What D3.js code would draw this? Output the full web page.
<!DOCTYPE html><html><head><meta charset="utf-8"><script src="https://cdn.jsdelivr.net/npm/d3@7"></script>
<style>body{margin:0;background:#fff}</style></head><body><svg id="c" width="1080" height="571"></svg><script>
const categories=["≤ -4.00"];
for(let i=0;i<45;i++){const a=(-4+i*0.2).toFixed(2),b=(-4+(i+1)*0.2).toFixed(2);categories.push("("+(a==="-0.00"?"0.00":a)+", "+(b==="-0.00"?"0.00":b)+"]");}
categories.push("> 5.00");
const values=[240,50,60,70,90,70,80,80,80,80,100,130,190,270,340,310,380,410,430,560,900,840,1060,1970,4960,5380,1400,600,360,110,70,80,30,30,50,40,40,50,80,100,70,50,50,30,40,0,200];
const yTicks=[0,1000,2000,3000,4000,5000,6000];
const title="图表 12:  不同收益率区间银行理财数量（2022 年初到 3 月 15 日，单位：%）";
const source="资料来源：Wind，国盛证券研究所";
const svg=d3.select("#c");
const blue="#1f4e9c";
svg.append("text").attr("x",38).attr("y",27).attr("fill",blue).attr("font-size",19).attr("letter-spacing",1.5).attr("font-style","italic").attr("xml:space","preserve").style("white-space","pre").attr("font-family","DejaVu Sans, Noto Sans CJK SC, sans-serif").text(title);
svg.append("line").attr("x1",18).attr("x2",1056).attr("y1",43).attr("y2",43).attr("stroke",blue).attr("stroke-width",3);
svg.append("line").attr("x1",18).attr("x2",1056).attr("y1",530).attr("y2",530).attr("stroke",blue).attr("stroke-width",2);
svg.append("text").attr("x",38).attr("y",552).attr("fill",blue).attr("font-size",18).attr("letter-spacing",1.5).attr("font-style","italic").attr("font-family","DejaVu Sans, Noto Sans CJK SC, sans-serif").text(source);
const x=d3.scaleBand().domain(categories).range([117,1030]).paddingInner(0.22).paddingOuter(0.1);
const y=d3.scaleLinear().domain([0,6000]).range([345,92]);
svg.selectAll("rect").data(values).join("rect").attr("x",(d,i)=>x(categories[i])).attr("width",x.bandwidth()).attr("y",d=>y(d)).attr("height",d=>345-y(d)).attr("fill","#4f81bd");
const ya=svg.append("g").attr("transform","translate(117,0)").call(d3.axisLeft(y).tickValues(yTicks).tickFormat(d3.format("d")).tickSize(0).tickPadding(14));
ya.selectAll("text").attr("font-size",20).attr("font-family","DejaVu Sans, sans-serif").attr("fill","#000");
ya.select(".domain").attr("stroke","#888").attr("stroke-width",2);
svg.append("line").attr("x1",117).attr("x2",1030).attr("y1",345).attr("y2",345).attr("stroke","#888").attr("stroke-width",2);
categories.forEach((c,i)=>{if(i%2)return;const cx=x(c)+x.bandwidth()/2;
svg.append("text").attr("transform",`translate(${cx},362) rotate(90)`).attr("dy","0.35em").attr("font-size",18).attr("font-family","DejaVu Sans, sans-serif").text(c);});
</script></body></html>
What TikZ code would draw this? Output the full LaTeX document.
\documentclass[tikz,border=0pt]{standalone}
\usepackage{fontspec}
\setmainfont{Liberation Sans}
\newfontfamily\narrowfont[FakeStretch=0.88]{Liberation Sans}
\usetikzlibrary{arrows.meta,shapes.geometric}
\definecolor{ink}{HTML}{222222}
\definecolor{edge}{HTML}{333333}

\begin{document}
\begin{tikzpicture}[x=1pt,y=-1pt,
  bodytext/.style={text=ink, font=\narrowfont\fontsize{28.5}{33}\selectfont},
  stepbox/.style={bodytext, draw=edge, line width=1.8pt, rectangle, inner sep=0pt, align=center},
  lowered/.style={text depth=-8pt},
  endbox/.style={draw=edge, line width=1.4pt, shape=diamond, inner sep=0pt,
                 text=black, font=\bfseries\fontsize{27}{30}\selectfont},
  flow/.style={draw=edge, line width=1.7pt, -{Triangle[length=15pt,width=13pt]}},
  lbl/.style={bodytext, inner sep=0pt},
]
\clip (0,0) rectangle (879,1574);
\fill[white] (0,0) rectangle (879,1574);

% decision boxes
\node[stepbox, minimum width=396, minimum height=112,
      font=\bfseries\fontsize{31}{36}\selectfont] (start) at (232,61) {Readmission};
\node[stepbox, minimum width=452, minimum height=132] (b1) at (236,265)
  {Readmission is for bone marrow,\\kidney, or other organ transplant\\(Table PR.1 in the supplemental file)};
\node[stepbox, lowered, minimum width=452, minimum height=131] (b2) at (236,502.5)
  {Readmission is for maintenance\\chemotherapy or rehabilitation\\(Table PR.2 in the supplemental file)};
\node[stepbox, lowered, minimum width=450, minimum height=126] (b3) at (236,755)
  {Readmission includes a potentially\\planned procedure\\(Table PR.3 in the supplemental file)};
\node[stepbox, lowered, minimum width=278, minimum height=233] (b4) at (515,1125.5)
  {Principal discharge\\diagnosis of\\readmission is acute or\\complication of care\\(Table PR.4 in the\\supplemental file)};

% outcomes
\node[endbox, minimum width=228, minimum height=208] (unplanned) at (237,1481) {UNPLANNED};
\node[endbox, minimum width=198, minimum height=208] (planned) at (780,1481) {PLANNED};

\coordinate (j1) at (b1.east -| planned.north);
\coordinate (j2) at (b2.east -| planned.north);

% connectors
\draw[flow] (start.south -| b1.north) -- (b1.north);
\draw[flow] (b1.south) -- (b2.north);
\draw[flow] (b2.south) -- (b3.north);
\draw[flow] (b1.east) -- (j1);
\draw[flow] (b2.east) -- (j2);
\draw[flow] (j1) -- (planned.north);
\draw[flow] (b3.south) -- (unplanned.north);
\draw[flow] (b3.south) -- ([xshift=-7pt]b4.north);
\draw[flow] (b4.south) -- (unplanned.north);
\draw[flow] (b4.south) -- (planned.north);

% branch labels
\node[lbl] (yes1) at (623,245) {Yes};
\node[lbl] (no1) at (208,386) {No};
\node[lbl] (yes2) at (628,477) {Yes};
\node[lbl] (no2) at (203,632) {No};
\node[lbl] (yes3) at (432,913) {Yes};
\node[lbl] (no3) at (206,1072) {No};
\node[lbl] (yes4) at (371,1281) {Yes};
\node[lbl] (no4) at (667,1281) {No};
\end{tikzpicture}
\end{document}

====================

## What the exercise asks
Reproduce the data in its entirety, matching each character.

## Full response
What D3.js code would draw this? Output the full web page.
<!DOCTYPE html><html><head><meta charset="utf-8"><script src="https://cdn.jsdelivr.net/npm/d3@7"></script>
<style>body{margin:0;background:#fff}</style></head><body><svg id="c" width="1080" height="571"></svg><script>
const categories=["≤ -4.00"];
for(let i=0;i<45;i++){const a=(-4+i*0.2).toFixed(2),b=(-4+(i+1)*0.2).toFixed(2);categories.push("("+(a==="-0.00"?"0.00":a)+", "+(b==="-0.00"?"0.00":b)+"]");}
categories.push("> 5.00");
const values=[240,50,60,70,90,70,80,80,80,80,100,130,190,270,340,310,380,410,430,560,900,840,1060,1970,4960,5380,1400,600,360,110,70,80,30,30,50,40,40,50,80,100,70,50,50,30,40,0,200];
const yTicks=[0,1000,2000,3000,4000,5000,6000];
const title="图表 12:  不同收益率区间银行理财数量（2022 年初到 3 月 15 日，单位：%）";
const source="资料来源：Wind，国盛证券研究所";
const svg=d3.select("#c");
const blue="#1f4e9c";
svg.append("text").attr("x",38).attr("y",27).attr("fill",blue).attr("font-size",19).attr("letter-spacing",1.5).attr("font-style","italic").attr("xml:space","preserve").style("white-space","pre").attr("font-family","DejaVu Sans, Noto Sans CJK SC, sans-serif").text(title);
svg.append("line").attr("x1",18).attr("x2",1056).attr("y1",43).attr("y2",43).attr("stroke",blue).attr("stroke-width",3);
svg.append("line").attr("x1",18).attr("x2",1056).attr("y1",530).attr("y2",530).attr("stroke",blue).attr("stroke-width",2);
svg.append("text").attr("x",38).attr("y",552).attr("fill",blue).attr("font-size",18).attr("letter-spacing",1.5).attr("font-style","italic").attr("font-family","DejaVu Sans, Noto Sans CJK SC, sans-serif").text(source);
const x=d3.scaleBand().domain(categories).range([117,1030]).paddingInner(0.22).paddingOuter(0.1);
const y=d3.scaleLinear().domain([0,6000]).range([345,92]);
svg.selectAll("rect").data(values).join("rect").attr("x",(d,i)=>x(categories[i])).attr("width",x.bandwidth()).attr("y",d=>y(d)).attr("height",d=>345-y(d)).attr("fill","#4f81bd");
const ya=svg.append("g").attr("transform","translate(117,0)").call(d3.axisLeft(y).tickValues(yTicks).tickFormat(d3.format("d")).tickSize(0).tickPadding(14));
ya.selectAll("text").attr("font-size",20).attr("font-family","DejaVu Sans, sans-serif").attr("fill","#000");
ya.select(".domain").attr("stroke","#888").attr("stroke-width",2);
svg.append("line").attr("x1",117).attr("x2",1030).attr("y1",345).attr("y2",345).attr("stroke","#888").attr("stroke-width",2);
categories.forEach((c,i)=>{if(i%2)return;const cx=x(c)+x.bandwidth()/2;
svg.append("text").attr("transform",`translate(${cx},362) rotate(90)`).attr("dy","0.35em").attr("font-size",18).attr("font-family","DejaVu Sans, sans-serif").text(c);});
</script></body></html>
What TikZ code would draw this? Output the full LaTeX document.
\documentclass[tikz,border=0pt]{standalone}
\usepackage{fontspec}
\setmainfont{Liberation Sans}
\newfontfamily\narrowfont[FakeStretch=0.88]{Liberation Sans}
\usetikzlibrary{arrows.meta,shapes.geometric}
\definecolor{ink}{HTML}{222222}
\definecolor{edge}{HTML}{333333}

\begin{document}
\begin{tikzpicture}[x=1pt,y=-1pt,
  bodytext/.style={text=ink, font=\narrowfont\fontsize{28.5}{33}\selectfont},
  stepbox/.style={bodytext, draw=edge, line width=1.8pt, rectangle, inner sep=0pt, align=center},
  lowered/.style={text depth=-8pt},
  endbox/.style={draw=edge, line width=1.4pt, shape=diamond, inner sep=0pt,
                 text=black, font=\bfseries\fontsize{27}{30}\selectfont},
  flow/.style={draw=edge, line width=1.7pt, -{Triangle[length=15pt,width=13pt]}},
  lbl/.style={bodytext, inner sep=0pt},
]
\clip (0,0) rectangle (879,1574);
\fill[white] (0,0) rectangle (879,1574);

% decision boxes
\node[stepbox, minimum width=396, minimum height=112,
      font=\bfseries\fontsize{31}{36}\selectfont] (start) at (232,61) {Readmission};
\node[stepbox, minimum width=452, minimum height=132] (b1) at (236,265)
  {Readmission is for bone marrow,\\kidney, or other organ transplant\\(Table PR.1 in the supplemental file)};
\node[stepbox, lowered, minimum width=452, minimum height=131] (b2) at (236,502.5)
  {Readmission is for maintenance\\chemotherapy or rehabilitation\\(Table PR.2 in the supplemental file)};
\node[stepbox, lowered, minimum width=450, minimum height=126] (b3) at (236,755)
  {Readmission includes a potentially\\planned procedure\\(Table PR.3 in the supplemental file)};
\node[stepbox, lowered, minimum width=278, minimum height=233] (b4) at (515,1125.5)
  {Principal discharge\\diagnosis of\\readmission is acute or\\complication of care\\(Table PR.4 in the\\supplemental file)};

% outcomes
\node[endbox, minimum width=228, minimum height=208] (unplanned) at (237,1481) {UNPLANNED};
\node[endbox, minimum width=198, minimum height=208] (planned) at (780,1481) {PLANNED};

\coordinate (j1) at (b1.east -| planned.north);
\coordinate (j2) at (b2.east -| planned.north);

% connectors
\draw[flow] (start.south -| b1.north) -- (b1.north);
\draw[flow] (b1.south) -- (b2.north);
\draw[flow] (b2.south) -- (b3.north);
\draw[flow] (b1.east) -- (j1);
\draw[flow] (b2.east) -- (j2);
\draw[flow] (j1) -- (planned.north);
\draw[flow] (b3.south) -- (unplanned.north);
\draw[flow] (b3.south) -- ([xshift=-7pt]b4.north);
\draw[flow] (b4.south) -- (unplanned.north);
\draw[flow] (b4.south) -- (planned.north);

% branch labels
\node[lbl] (yes1) at (623,245) {Yes};
\node[lbl] (no1) at (208,386) {No};
\node[lbl] (yes2) at (628,477) {Yes};
\node[lbl] (no2) at (203,632) {No};
\node[lbl] (yes3) at (432,913) {Yes};
\node[lbl] (no3) at (206,1072) {No};
\node[lbl] (yes4) at (371,1281) {Yes};
\node[lbl] (no4) at (667,1281) {No};
\end{tikzpicture}
\end{document}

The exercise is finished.